After watching a replay of the Gators’ 14-6 win against LSU — a game he described as a “defensive battle” — he doesn’t see any weak links in Florida’s defensive armor.

“A lot of defenses try to take something away, these guys try to take everything away,” Franklin said on vucommodores.com video.

The Commodores (2-3 overall, 1-2 in Southeastern Conference play) are coming off of a confidence-boosting 19-15 win at Missouri. They host the No. 4 Gators (5-0, 4-0) at 6:02 p.m. on Saturday in Nashville, Tenn.

While Franklin’s impressed with Florida in all three facets — offense, defense and special teams — the Gators’ stingy defense poses the most daunting task for his squad to combat.

Franklin explained further what he meant by Florida’s ability to “try to take everything away.”

“They press on the outside to take all of the short, gimme throws away,” Franklin said. “They don’t have a ‘bend-but-don’t-break defense.’ They load up the box to take away every number or angle or leverage that you would have, so it’s challenging.”

The challenge begins up front, where Franklin said Sharrif Floyd stands out the most because he’s “a year older” and has benefitted by moving from defensive end to defensive tackle this season.

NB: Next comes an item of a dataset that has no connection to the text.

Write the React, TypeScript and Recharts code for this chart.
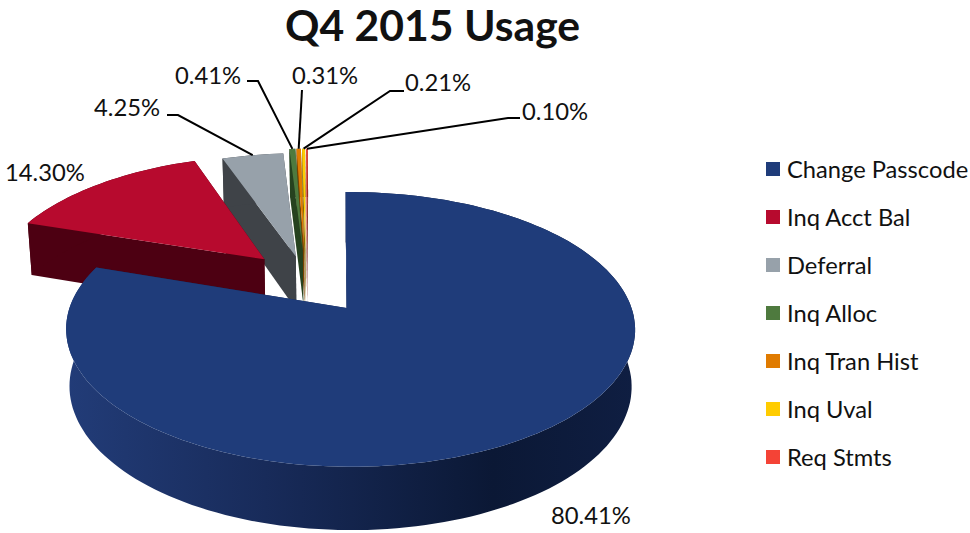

Gators defensive coordinator Dan Quinn runs a hybrid 4-3, 3-4 scheme that relies heavily on penetration by the defensive line.

“Their front four is extremely good, and they held LSU to under 200 yards total offense,” Franklin said during a press conference this week. “They’ve also held opponents three times without a score in the second half this year.”

Those statistics speak for themselves, but here are a few more:

Florida is third in the SEC in scoring defense, allowing 11.4 points per game, and fourth in the SEC in total defense, allowing 284 yards per game. The Gators also are third in the SEC in turnover margin as the defense has seven interceptions and three fumble recoveries.

On third downs, Florida is the best in the conference. Opponents are converting just 25.3 percent of their third-down tries. That’s a whopping four percent lower than the next closest defense, which is Alabama at 29.5 percent.

Much of that dominance has come in the second half as the Gators’ have been able to wear down opponents. They’ve rallied from halftime deficits for three of their four conference victories, something the team credits to first-year strength and conditioning coordinator Jeff Dillman.

Florida has allowed just 13 points in the second half this season, which leads the nation. The Gators also are the only Football Bowl Subdivision (FBS) team that hasn’t allowed a single point in the fourth quarter.

It’s a night-and-day improvement from a year ago when the Gators were 0-5 when trailing at halftime. Florida’s players were the ones worn down in the second half.

In fact, Vanderbilt scored all three of its touchdowns after halftime before falling 26-21 at Florida last season.

“The biggest difference in their defense this year is their depth,” Franklin said. “They’ve always recruited well, but they have a two-deep now that they’re very confident with. They’re able to rotate people in there and keep them fresh, which makes them even more challenging.

“There are no gimmes; it’s tough to get any advantage against them.”